* **RECORDED DATA**:
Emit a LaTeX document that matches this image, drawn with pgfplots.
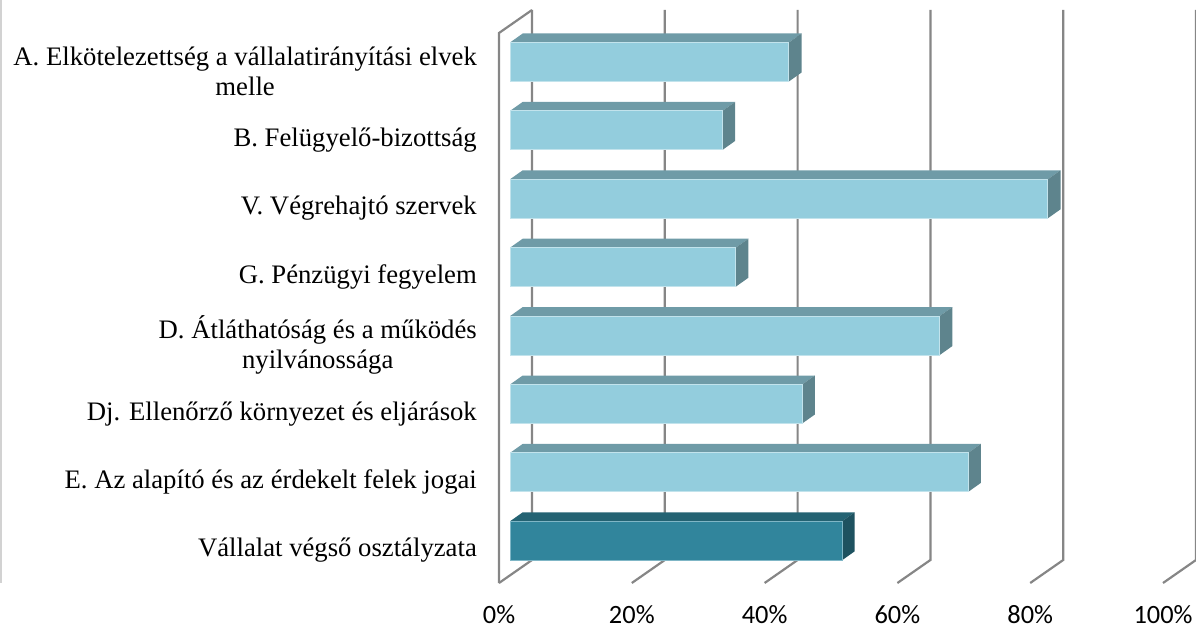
\documentclass[border=0pt]{standalone}
\usepackage{pgfplots}
\pgfplotsset{compat=1.18}
\usepackage{fontspec}
\setmainfont{Liberation Serif}
\newfontfamily\calib{Carlito}
\definecolor{lfront}{HTML}{93CDDD}
\definecolor{ltop}{HTML}{6F9BA7}
\definecolor{lside}{HTML}{5E848D}
\definecolor{ledge}{HTML}{C2E3EC}
\definecolor{dfront}{HTML}{31859C}
\definecolor{dtop}{HTML}{246373}
\definecolor{dside}{HTML}{1E5260}
\definecolor{dedge}{HTML}{7FB6C6}
\definecolor{gridc}{HTML}{868686}
\begin{document}
\begin{tikzpicture}
\useasboundingbox (0,0) rectangle (1196bp,629bp);
\begin{axis}[
  at={(0,0)}, anchor=south west,
  scale only axis, width=1196bp, height=629bp,
  xmin=-76.807, xmax=103.313, ymin=0, ymax=629, y dir=reverse,
  axis line style={draw=none}, tick style={draw=none},
  clip=false,
  xtick={-1.657,18.343,38.343,58.343,78.343,98.343},
  xticklabels={0\%,20\%,40\%,60\%,80\%,100\%},
  xticklabel style={font=\calib\fontsize{26.5}{30}\selectfont, anchor=center, yshift=14bp},
  ytick={69.7,138.1,206.5,274.9,343.3,411.7,480.1,548.5},
  yticklabels={{A. Elkötelezettség a vállalatirányítási elvek\\melle},
    {B. Felügyelő-bizottság},
    {V. Végrehajtó szervek},
    {G. Pénzügyi fegyelem},
    {D. Átláthatóság és a működés\\nyilvánossága},
    {Dj. Ellenőrző környezet és eljárások},
    {E. Az alapító és az érdekelt felek jogai},
    {Vállalat végső osztályzata}},
  yticklabel style={font=\fontsize{26.8}{30}\selectfont, align=center, anchor=east, inner sep=0pt, xshift=477bp, yshift=-2bp},
]
% chart border
\addplot[draw=gray!35, line width=1.2bp] coordinates {(-76.66,0) (-76.66,583)};
% back wall gridlines and floor
\addplot[gridc, line width=2.2bp] coordinates {(3.313,10) (3.313,560) (-1.657,583)};
\addplot[gridc, line width=2.2bp] coordinates {(23.313,10) (23.313,560) (18.343,583)};
\addplot[gridc, line width=2.2bp] coordinates {(43.313,10) (43.313,560) (38.343,583)};
\addplot[gridc, line width=2.2bp] coordinates {(63.313,10) (63.313,560) (58.343,583)};
\addplot[gridc, line width=2.2bp] coordinates {(83.313,10) (83.313,560) (78.343,583)};
\addplot[gridc, line width=2.2bp] coordinates {(103.313,10) (103.313,560) (98.343,583)};
% left wall
\addplot[gridc, line width=2.2bp] coordinates {(3.313,10) (-1.657,33) (-1.657,583)};
% ---- bars: top faces ----
\addplot[fill=ltop, draw=none] coordinates {(0,42.5) (42,42.5) (43.913,33.5) (1.913,33.5)};
\addplot[fill=ltop, draw=none] coordinates {(0,110.9) (32,110.9) (33.913,101.9) (1.913,101.9)};
\addplot[fill=ltop, draw=none] coordinates {(0,179.3) (81,179.3) (82.913,170.3) (1.913,170.3)};
\addplot[fill=ltop, draw=none] coordinates {(0,247.7) (34,247.7) (35.913,238.7) (1.913,238.7)};
\addplot[fill=ltop, draw=none] coordinates {(0,316.1) (64.7,316.1) (66.613,307.1) (1.913,307.1)};
\addplot[fill=ltop, draw=none] coordinates {(0,384.5) (44,384.5) (45.913,375.5) (1.913,375.5)};
\addplot[fill=ltop, draw=none] coordinates {(0,452.9) (69,452.9) (70.913,443.9) (1.913,443.9)};
\addplot[fill=dtop, draw=none] coordinates {(0,521.3) (50,521.3) (51.913,512.3) (1.913,512.3)};
% ---- bars: side faces ----
\addplot[fill=lside, draw=none] coordinates {(42,42.5) (43.913,33.5) (43.913,72.5) (42,81.5)};
\addplot[fill=lside, draw=none] coordinates {(32,110.9) (33.913,101.9) (33.913,140.9) (32,149.9)};
\addplot[fill=lside, draw=none] coordinates {(81,179.3) (82.913,170.3) (82.913,209.3) (81,218.3)};
\addplot[fill=lside, draw=none] coordinates {(34,247.7) (35.913,238.7) (35.913,277.7) (34,286.7)};
\addplot[fill=lside, draw=none] coordinates {(64.7,316.1) (66.613,307.1) (66.613,346.1) (64.7,355.1)};
\addplot[fill=lside, draw=none] coordinates {(44,384.5) (45.913,375.5) (45.913,414.5) (44,423.5)};
\addplot[fill=lside, draw=none] coordinates {(69,452.9) (70.913,443.9) (70.913,482.9) (69,491.9)};
\addplot[fill=dside, draw=none] coordinates {(50,521.3) (51.913,512.3) (51.913,551.3) (50,560.3)};
% ---- bars: front faces (values) ----
\addplot[xbar, bar width=39, fill=lfront, draw=ledge, line width=1bp] coordinates {
  (42,62) (32,130.4) (81,198.8) (34,267.2) (64.7,335.6) (44,404) (69,472.4)};
\addplot[xbar, bar width=39, fill=dfront, draw=dedge, line width=1bp] coordinates {(50,540.8)};
\end{axis}
\end{tikzpicture}
\end{document}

* **DO THIS**:
Copy the material above in full and exactly, skipping pictures.

* **EXERCISE RESPONSE**:
Emit a LaTeX document that matches this image, drawn with pgfplots.
\documentclass[border=0pt]{standalone}
\usepackage{pgfplots}
\pgfplotsset{compat=1.18}
\usepackage{fontspec}
\setmainfont{Liberation Serif}
\newfontfamily\calib{Carlito}
\definecolor{lfront}{HTML}{93CDDD}
\definecolor{ltop}{HTML}{6F9BA7}
\definecolor{lside}{HTML}{5E848D}
\definecolor{ledge}{HTML}{C2E3EC}
\definecolor{dfront}{HTML}{31859C}
\definecolor{dtop}{HTML}{246373}
\definecolor{dside}{HTML}{1E5260}
\definecolor{dedge}{HTML}{7FB6C6}
\definecolor{gridc}{HTML}{868686}
\begin{document}
\begin{tikzpicture}
\useasboundingbox (0,0) rectangle (1196bp,629bp);
\begin{axis}[
  at={(0,0)}, anchor=south west,
  scale only axis, width=1196bp, height=629bp,
  xmin=-76.807, xmax=103.313, ymin=0, ymax=629, y dir=reverse,
  axis line style={draw=none}, tick style={draw=none},
  clip=false,
  xtick={-1.657,18.343,38.343,58.343,78.343,98.343},
  xticklabels={0\%,20\%,40\%,60\%,80\%,100\%},
  xticklabel style={font=\calib\fontsize{26.5}{30}\selectfont, anchor=center, yshift=14bp},
  ytick={69.7,138.1,206.5,274.9,343.3,411.7,480.1,548.5},
  yticklabels={{A. Elkötelezettség a vállalatirányítási elvek\\melle},
    {B. Felügyelő-bizottság},
    {V. Végrehajtó szervek},
    {G. Pénzügyi fegyelem},
    {D. Átláthatóság és a működés\\nyilvánossága},
    {Dj. Ellenőrző környezet és eljárások},
    {E. Az alapító és az érdekelt felek jogai},
    {Vállalat végső osztályzata}},
  yticklabel style={font=\fontsize{26.8}{30}\selectfont, align=center, anchor=east, inner sep=0pt, xshift=477bp, yshift=-2bp},
]
% chart border
\addplot[draw=gray!35, line width=1.2bp] coordinates {(-76.66,0) (-76.66,583)};
% back wall gridlines and floor
\addplot[gridc, line width=2.2bp] coordinates {(3.313,10) (3.313,560) (-1.657,583)};
\addplot[gridc, line width=2.2bp] coordinates {(23.313,10) (23.313,560) (18.343,583)};
\addplot[gridc, line width=2.2bp] coordinates {(43.313,10) (43.313,560) (38.343,583)};
\addplot[gridc, line width=2.2bp] coordinates {(63.313,10) (63.313,560) (58.343,583)};
\addplot[gridc, line width=2.2bp] coordinates {(83.313,10) (83.313,560) (78.343,583)};
\addplot[gridc, line width=2.2bp] coordinates {(103.313,10) (103.313,560) (98.343,583)};
% left wall
\addplot[gridc, line width=2.2bp] coordinates {(3.313,10) (-1.657,33) (-1.657,583)};
% ---- bars: top faces ----
\addplot[fill=ltop, draw=none] coordinates {(0,42.5) (42,42.5) (43.913,33.5) (1.913,33.5)};
\addplot[fill=ltop, draw=none] coordinates {(0,110.9) (32,110.9) (33.913,101.9) (1.913,101.9)};
\addplot[fill=ltop, draw=none] coordinates {(0,179.3) (81,179.3) (82.913,170.3) (1.913,170.3)};
\addplot[fill=ltop, draw=none] coordinates {(0,247.7) (34,247.7) (35.913,238.7) (1.913,238.7)};
\addplot[fill=ltop, draw=none] coordinates {(0,316.1) (64.7,316.1) (66.613,307.1) (1.913,307.1)};
\addplot[fill=ltop, draw=none] coordinates {(0,384.5) (44,384.5) (45.913,375.5) (1.913,375.5)};
\addplot[fill=ltop, draw=none] coordinates {(0,452.9) (69,452.9) (70.913,443.9) (1.913,443.9)};
\addplot[fill=dtop, draw=none] coordinates {(0,521.3) (50,521.3) (51.913,512.3) (1.913,512.3)};
% ---- bars: side faces ----
\addplot[fill=lside, draw=none] coordinates {(42,42.5) (43.913,33.5) (43.913,72.5) (42,81.5)};
\addplot[fill=lside, draw=none] coordinates {(32,110.9) (33.913,101.9) (33.913,140.9) (32,149.9)};
\addplot[fill=lside, draw=none] coordinates {(81,179.3) (82.913,170.3) (82.913,209.3) (81,218.3)};
\addplot[fill=lside, draw=none] coordinates {(34,247.7) (35.913,238.7) (35.913,277.7) (34,286.7)};
\addplot[fill=lside, draw=none] coordinates {(64.7,316.1) (66.613,307.1) (66.613,346.1) (64.7,355.1)};
\addplot[fill=lside, draw=none] coordinates {(44,384.5) (45.913,375.5) (45.913,414.5) (44,423.5)};
\addplot[fill=lside, draw=none] coordinates {(69,452.9) (70.913,443.9) (70.913,482.9) (69,491.9)};
\addplot[fill=dside, draw=none] coordinates {(50,521.3) (51.913,512.3) (51.913,551.3) (50,560.3)};
% ---- bars: front faces (values) ----
\addplot[xbar, bar width=39, fill=lfront, draw=ledge, line width=1bp] coordinates {
  (42,62) (32,130.4) (81,198.8) (34,267.2) (64.7,335.6) (44,404) (69,472.4)};
\addplot[xbar, bar width=39, fill=dfront, draw=dedge, line width=1bp] coordinates {(50,540.8)};
\end{axis}
\end{tikzpicture}
\end{document}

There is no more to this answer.